Helena, jeune femme au foyer dont le mari vient d’être licencié, décide de monter son affaire : elle ouvre une supérette et engage une nurse qui vient prendre la relève à la maison. Trabalhar cansa (« Travailler fatigue » – le titre est tiré d’un recueil de poèmes de Pavese) vit au rythme de ces rapports hiérarchiques et conjugaux sans cesse menacés d’implosion par les exigences économiques. Le père, déclassé, se vautre dans une paresse crasse ; Helena se transforme en patronne autoritaire et paranoïaque ; la nurse, comme résignée à son existence traversée d’ennui, semble vivre dans une perpétuelle conscience de classe. Très vite le drame social glisse vers le fantastique : un mur de la supérette se met à suinter, une flaque noire et visqueuse s’étale sur le sol, un caillot de sang se mêle à un jaune d’oeuf. Si le film court le risque de décharger le drame social dans la vignette métaphorique de façon trop systématique, sa force réside dans le subtil décalage de ses effets, qui ne viennent pas tout de suite parler pour l’horreur économique.

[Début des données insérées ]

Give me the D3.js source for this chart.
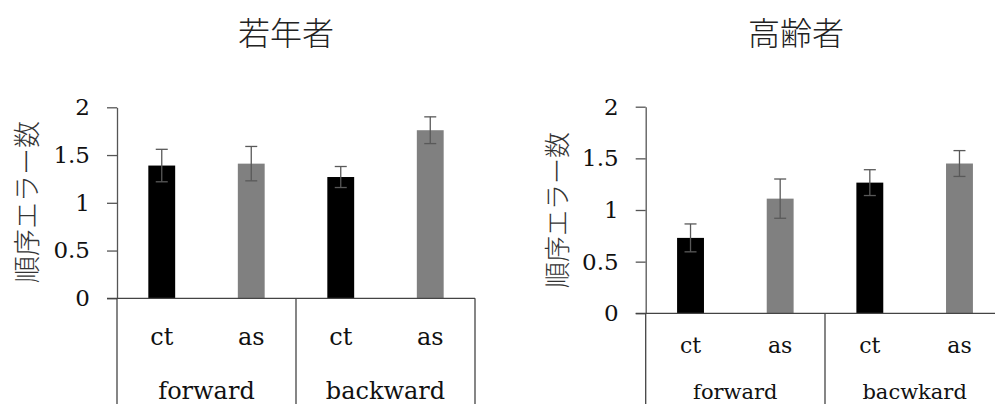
<!DOCTYPE html>
<html>
<head>
<meta charset="utf-8">
<script src="https://cdn.jsdelivr.net/npm/d3@7"></script>
<style>
  body { margin: 0; background: #fff; }
  svg { display: block; }
</style>
</head>
<body>
<div id="container"></div>
<script>
/* DATA */
const conditions = ["ct", "as", "ct", "as"];
const youngDirections = ["forward", "backward"];
const olderDirections = ["forward", "bacwkard"];
const youngMeans = [1.39, 1.41, 1.27, 1.76];
const youngErr = [0.17, 0.18, 0.11, 0.14];
const olderMeans = [0.73, 1.11, 1.265, 1.45];
const olderErr = [0.135, 0.19, 0.125, 0.125];
const yTicks = [0, 0.5, 1, 1.5, 2];
const yTickLabels = ["0", "0.5", "1", "1.5", "2"];
const titles = ["若年者", "高齢者"];
const yTitle = "順序エラー数";

const barColors = ["#000000", "#808080", "#000000", "#808080"];
const serif = "'DejaVu Serif', serif";

const svg = d3.select("#container")
  .append("svg")
  .attr("width", 995)
  .attr("height", 404);

// one panel per age group
function drawPanel(cfg) {
  const g = svg.append("g")
    .attr("transform", "translate(" + cfg.left + "," + cfg.top + ")");

  const xScale = d3.scaleBand()
    .domain(d3.range(cfg.means.length))
    .range([0, cfg.width])
    .paddingInner(0.7)
    .paddingOuter(0.35);

  const yScale = d3.scaleLinear()
    .domain([0, 2])
    .range([cfg.height, 0]);

  // bars
  g.selectAll("rect.bar")
    .data(cfg.means)
    .join("rect")
    .attr("class", "bar")
    .attr("x", (d, i) => xScale(i))
    .attr("y", d => yScale(d))
    .attr("width", xScale.bandwidth())
    .attr("height", d => yScale(0) - yScale(d))
    .attr("fill", (d, i) => barColors[i]);

  // error bars
  const err = g.selectAll("g.err")
    .data(cfg.means)
    .join("g")
    .attr("class", "err")
    .attr("stroke", "#595959")
    .attr("stroke-width", 1.3);
  const cx = i => xScale(i) + xScale.bandwidth() / 2;
  err.append("line")
    .attr("x1", (d, i) => cx(i)).attr("x2", (d, i) => cx(i))
    .attr("y1", (d, i) => yScale(d + cfg.err[i]))
    .attr("y2", (d, i) => yScale(d - cfg.err[i]));
  err.append("line")
    .attr("x1", (d, i) => cx(i) - 6).attr("x2", (d, i) => cx(i) + 6)
    .attr("y1", (d, i) => yScale(d + cfg.err[i]))
    .attr("y2", (d, i) => yScale(d + cfg.err[i]));
  err.append("line")
    .attr("x1", (d, i) => cx(i) - 6).attr("x2", (d, i) => cx(i) + 6)
    .attr("y1", (d, i) => yScale(d - cfg.err[i]))
    .attr("y2", (d, i) => yScale(d - cfg.err[i]));

  // y axis
  const yAxis = g.append("g")
    .call(d3.axisLeft(yScale)
      .tickValues(yTicks)
      .tickFormat((d, i) => yTickLabels[i])
      .tickSize(10)
      .tickSizeOuter(0)
      .tickPadding(17))
    .attr("font-family", serif)
    .attr("font-size", 23);
  yAxis.select(".domain").attr("stroke", "#555").attr("stroke-width", 1.3);
  yAxis.selectAll(".tick line").attr("stroke", "#555").attr("stroke-width", 1.3);
  yAxis.selectAll(".tick text").attr("fill", "#111");

  // baseline + category box
  const axisColor = "#444";
  g.append("line")
    .attr("x1", -10).attr("x2", cfg.width)
    .attr("y1", yScale(0)).attr("y2", yScale(0))
    .attr("stroke", axisColor).attr("stroke-width", 1.3);
  const boxBottom = 404 - cfg.top;
  [0, cfg.width / 2, cfg.width].forEach(x => {
    g.append("line")
      .attr("x1", x).attr("x2", x)
      .attr("y1", yScale(0)).attr("y2", boxBottom)
      .attr("stroke", axisColor).attr("stroke-width", 1.3);
  });

  // condition labels
  g.selectAll("text.cond")
    .data(conditions)
    .join("text")
    .attr("class", "cond")
    .attr("x", (d, i) => cx(i))
    .attr("y", cfg.condY - cfg.top)
    .attr("text-anchor", "middle")
    .attr("font-family", serif)
    .attr("font-size", cfg.condSize)
    .attr("fill", "#111")
    .text(d => d);

  // direction labels
  g.selectAll("text.dir")
    .data(cfg.directions)
    .join("text")
    .attr("class", "dir")
    .attr("x", (d, i) => cfg.width / 4 + i * cfg.width / 2)
    .attr("y", cfg.dirY - cfg.top)
    .attr("text-anchor", "middle")
    .attr("font-family", serif)
    .attr("font-size", cfg.dirSize)
    .attr("fill", "#111")
    .text(d => d);

  // y title
  g.append("text")
    .attr("transform", "translate(" + (cfg.yTitleX - cfg.left) + "," + (cfg.yTitleY - cfg.top) + ") rotate(-90)")
    .attr("text-anchor", "middle")
    .attr("dominant-baseline", "central")
    .attr("font-family", "Noto Sans CJK JP")
    .attr("font-weight", 300)
    .attr("font-size", cfg.yTitleSize)
    .attr("fill", "#333")
    .text(yTitle);

  // panel title
  svg.append("text")
    .attr("x", cfg.titleX)
    .attr("y", 31)
    .attr("text-anchor", "middle")
    .attr("dominant-baseline", "central")
    .attr("font-family", "Noto Sans CJK JP")
    .attr("font-weight", 300)
    .attr("font-size", 32)
    .attr("fill", "#222")
    .text(cfg.title);
}

drawPanel({
  left: 117, top: 107.3, width: 358, height: 191,
  means: youngMeans, err: youngErr, directions: youngDirections,
  condY: 345, condSize: 24, dirY: 399, dirSize: 24,
  yTitleX: 25, yTitleY: 202, yTitleSize: 27,
  titleX: 286, title: titles[0]
});

drawPanel({
  left: 645.7, top: 106.7, width: 358.6, height: 206.6,
  means: olderMeans, err: olderErr, directions: olderDirections,
  condY: 353, condSize: 22, dirY: 399, dirSize: 21,
  yTitleX: 555, yTitleY: 210, yTitleSize: 26,
  titleX: 796, title: titles[1]
});
</script>
</body>
</html>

Le film compose ainsi son inquiétude par petites touches, signifiée par des occurrences de bile noire, d’humeurs visqueuses qui suintent par les interstices : amas noir rongé par les vers, squelette d’un animal monstrueux et préhistorique extrait du mur, lesquels sont toujours, pour les personnages, moins inquiétants que simplement dégoûtants. Surtout, ces manifestations sont toujours traitées pratiquement : nettoyer le sol, casser le mur, extraire à la cuillère, prélever l’impur sans se poser davantage de question. Ces plans resserrés qui fixent les termes du désastre attrapent aussi une poignée d’objets qui, dans leur silence, sont autant de signes du chaos : ruban doré accroché à un sapin de Noël, masque de Père Noël aux yeux troués, gadgets accroché à un portable, qui disent à chaque fois la lente progression de l’inerte sur le vivant, du gouffre sur l’ordre, de l’étranger sur le familier, de l’objet sur la personne.
Et c’est cette série d’obligations, d’efforts, d’objets et de fonctions, qui insensiblement accable les personnages d’une pesante fatigue. Chacun n’est alors plus qu’un insecte pris dans la glu, à la façon des ouvriers rigides, presque lobotomisés, des films de Kaurismaki. On pourrait reprocher au film de n’avoir d’autre programme que celui-ci, qui un peu limité. Reste que toute la justesse de Trabalhar cansa se situe dans cette compréhension du désastre comme suite de petits détails qui tuent, jamais plus redoutables que quand ils s’avancent à pas feutrés.